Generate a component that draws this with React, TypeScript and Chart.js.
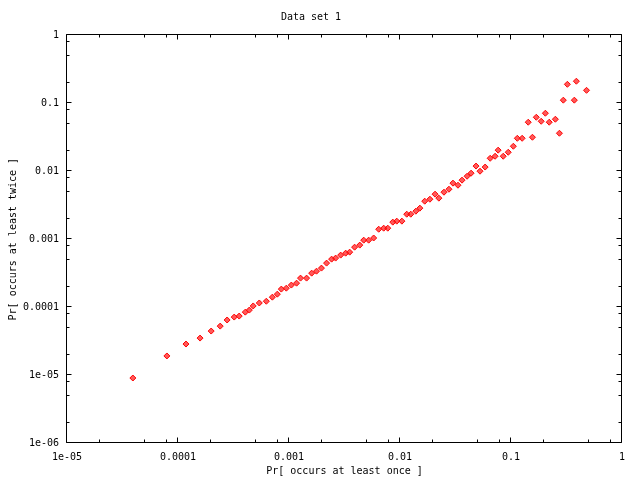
import React, { useEffect, useRef } from "react";
import { Chart, registerables } from "chart.js";

Chart.register(...registerables);

const chartTitle = "Data set 1";
const xAxisTitle = "Pr[ occurs at least once ]";
const yAxisTitle = "Pr[ occurs at least twice ]";

const xTickValues = [1e-5, 1e-4, 1e-3, 1e-2, 1e-1, 1];
const xTickLabels = ["1e-05", "0.0001", "0.001", "0.01", "0.1", "1"];
const yTickValues = [1e-6, 1e-5, 1e-4, 1e-3, 1e-2, 1e-1, 1];
const yTickLabels = ["1e-06", "1e-05", "0.0001", "0.001", "0.01", "0.1", "1"];
const minorTickMultipliers = [2, 5, 8];

const xValues = [
  3.92e-5, 7.94e-5, 1.18e-4, 1.58e-4, 1.99e-4, 2.4e-4, 2.77e-4, 3.21e-4, 3.56e-4, 4.04e-4,
  4.39e-4, 4.76e-4, 5.4e-4, 6.25e-4, 7.08e-4, 7.85e-4, 8.53e-4, 9.46e-4, 1.05e-3, 1.17e-3,
  1.27e-3, 1.44e-3, 1.6e-3, 1.77e-3, 1.96e-3, 2.18e-3, 2.42e-3, 2.63e-3, 2.92e-3, 3.24e-3,
  3.52e-3, 3.9e-3, 4.34e-3, 4.71e-3, 5.22e-3, 5.79e-3, 6.43e-3, 7.13e-3, 7.76e-3, 8.61e-3,
  9.35e-3, 1.04e-2, 1.15e-2, 1.25e-2, 1.39e-2, 1.51e-2, 1.67e-2, 1.86e-2, 2.07e-2, 2.24e-2,
  2.49e-2, 2.76e-2, 3.0e-2, 3.33e-2, 3.62e-2, 4.02e-2, 4.37e-2, 4.84e-2, 5.26e-2, 5.85e-2,
  6.49e-2, 7.19e-2, 7.66e-2, 8.51e-2, 9.44e-2, 0.105, 0.114, 0.126, 0.143, 0.156,
  0.169, 0.187, 0.204, 0.221, 0.251, 0.273, 0.296, 0.322, 0.372, 0.388,
  0.479,
];

const yValues = [
  9.04e-6, 1.91e-5, 2.86e-5, 3.5e-5, 4.44e-5, 5.25e-5, 6.46e-5, 7.13e-5, 7.38e-5, 8.43e-5,
  9.04e-5, 1.04e-4, 1.15e-4, 1.22e-4, 1.4e-4, 1.55e-4, 1.84e-4, 1.9e-4, 2.11e-4, 2.25e-4,
  2.67e-4, 2.67e-4, 3.16e-4, 3.38e-4, 3.75e-4, 4.44e-4, 5.08e-4, 5.26e-4, 5.82e-4, 6.22e-4,
  6.44e-4, 7.62e-4, 8.17e-4, 9.66e-4, 9.66e-4, 1.04e-3, 1.4e-3, 1.45e-3, 1.45e-3, 1.78e-3,
  1.84e-3, 1.84e-3, 2.33e-3, 2.33e-3, 2.58e-3, 2.86e-3, 3.62e-3, 3.87e-3, 4.59e-3, 4.01e-3,
  4.91e-3, 5.43e-3, 6.67e-3, 6.22e-3, 7.38e-3, 8.43e-3, 9.35e-3, 1.19e-2, 1.0e-2, 1.15e-2,
  1.55e-2, 1.66e-2, 2.04e-2, 1.66e-2, 1.9e-2, 2.33e-2, 3.05e-2, 3.05e-2, 5.26e-2, 3.16e-2,
  6.22e-2, 5.43e-2, 7.13e-2, 5.26e-2, 5.82e-2, 3.62e-2, 0.111, 0.19, 0.111, 0.211,
  0.155,
];

const FONT = { family: "'DejaVu Sans Mono', 'Liberation Mono', monospace", size: 10 };

const frameAndTicks = {
  id: "frameAndTicks",
  afterDraw(chart: any) {
    const { ctx, chartArea } = chart;
    const { left, top, right, bottom } = chartArea;
    const xs = chart.scales.x;
    const ys = chart.scales.y;
    const L = Math.round(left) - 0.5;
    const R = Math.round(right) - 0.5;
    const T = Math.round(top) - 0.5;
    const B = Math.round(bottom) - 0.5;
    ctx.save();
    ctx.strokeStyle = "#000";
    ctx.lineWidth = 1;
    ctx.beginPath();
    ctx.rect(L, T, R - L, B - T);
    const majorLen = 5;
    const minorLen = 3;
    const xTicks: [number, number][] = [];
    xTickValues.forEach((v, i) => {
      xTicks.push([v, majorLen]);
      if (i < xTickValues.length - 1) minorTickMultipliers.forEach((m) => xTicks.push([v * m, minorLen]));
    });
    const yTicks: [number, number][] = [];
    yTickValues.forEach((v, i) => {
      yTicks.push([v, majorLen]);
      if (i < yTickValues.length - 1) minorTickMultipliers.forEach((m) => yTicks.push([v * m, minorLen]));
    });
    xTicks.forEach(([v, len]) => {
      const px = Math.round(xs.getPixelForValue(v)) - 0.5;
      ctx.moveTo(px, B);
      ctx.lineTo(px, B - len);
      ctx.moveTo(px, T);
      ctx.lineTo(px, T + len);
    });
    yTicks.forEach(([v, len]) => {
      const py = Math.round(ys.getPixelForValue(v)) - 0.5;
      ctx.moveTo(L, py);
      ctx.lineTo(L + len, py);
      ctx.moveTo(R, py);
      ctx.lineTo(R - len, py);
    });
    ctx.stroke();
    ctx.restore();
  },
};

export default function App() {
  const canvasRef = useRef<HTMLCanvasElement | null>(null);

  useEffect(() => {
    if (!canvasRef.current) return;
    const points = xValues.map((x, i) => ({ x, y: yValues[i] }));
    const chart = new Chart(canvasRef.current, {
      type: "scatter",
      data: {
        datasets: [
          {
            label: chartTitle,
            data: points,
            pointStyle: "rectRot",
            radius: 3,
            borderWidth: 1,
            borderColor: "#ff0000",
            backgroundColor: "rgba(255,0,0,0.65)",
          },
        ],
      },
      options: {
        animation: false,
        responsive: false,
        devicePixelRatio: 1,
        layout: { padding: { top: 0, right: 18, bottom: 0, left: 0 } },
        plugins: {
          legend: { display: false },
          tooltip: { enabled: false },
          title: {
            display: true,
            text: chartTitle,
            color: "#000",
            font: { ...FONT, weight: "normal" },
            padding: { top: 11.7, bottom: 11.6 },
          },
        },
        scales: {
          x: {
            type: "logarithmic",
            min: 1e-5,
            max: 1,
            afterBuildTicks: (scale: any) => {
              scale.ticks = xTickValues.map((v) => ({ value: v, major: true }));
            },
            afterFit: (scale: any) => {
              scale.height = 37;
            },
            grid: { display: false, drawTicks: false },
            border: { display: false },
            ticks: {
              autoSkip: false,
              maxRotation: 0,
              padding: 8,
              color: "#000",
              font: FONT,
              callback: (_v: any, i: number) => xTickLabels[i],
            },
            title: {
              display: true,
              text: xAxisTitle,
              color: "#000",
              font: FONT,
              padding: { top: 0, bottom: 2.3 },
            },
          },
          y: {
            type: "logarithmic",
            min: 1e-6,
            max: 1,
            afterBuildTicks: (scale: any) => {
              scale.ticks = yTickValues.map((v) => ({ value: v, major: true }));
            },
            afterFit: (scale: any) => {
              scale.width = 67;
            },
            grid: { display: false, drawTicks: false },
            border: { display: false },
            ticks: {
              autoSkip: false,
              padding: 8,
              color: "#000",
              font: FONT,
              callback: (_v: any, i: number) => yTickLabels[i],
            },
            title: {
              display: true,
              text: yAxisTitle,
              color: "#000",
              font: FONT,
              padding: { top: 7, bottom: 0 },
            },
          },
        },
      },
      plugins: [frameAndTicks],
    });
    return () => chart.destroy();
  }, []);

  return (
    <div style={{ position: "fixed", left: 0, top: 0, width: 640, height: 480, background: "#fff" }}>
      <canvas ref={canvasRef} width={640} height={480} />
    </div>
  );
}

::::

Your task is to return the lines above, from the first one up to and including the line containing "const minorTickMultipliers = [2, 5, 8];", minus any pictures.

Generate a component that draws this with React, TypeScript and Chart.js.
import React, { useEffect, useRef } from "react";
import { Chart, registerables } from "chart.js";

Chart.register(...registerables);

const chartTitle = "Data set 1";
const xAxisTitle = "Pr[ occurs at least once ]";
const yAxisTitle = "Pr[ occurs at least twice ]";

const xTickValues = [1e-5, 1e-4, 1e-3, 1e-2, 1e-1, 1];
const xTickLabels = ["1e-05", "0.0001", "0.001", "0.01", "0.1", "1"];
const yTickValues = [1e-6, 1e-5, 1e-4, 1e-3, 1e-2, 1e-1, 1];
const yTickLabels = ["1e-06", "1e-05", "0.0001", "0.001", "0.01", "0.1", "1"];
const minorTickMultipliers = [2, 5, 8];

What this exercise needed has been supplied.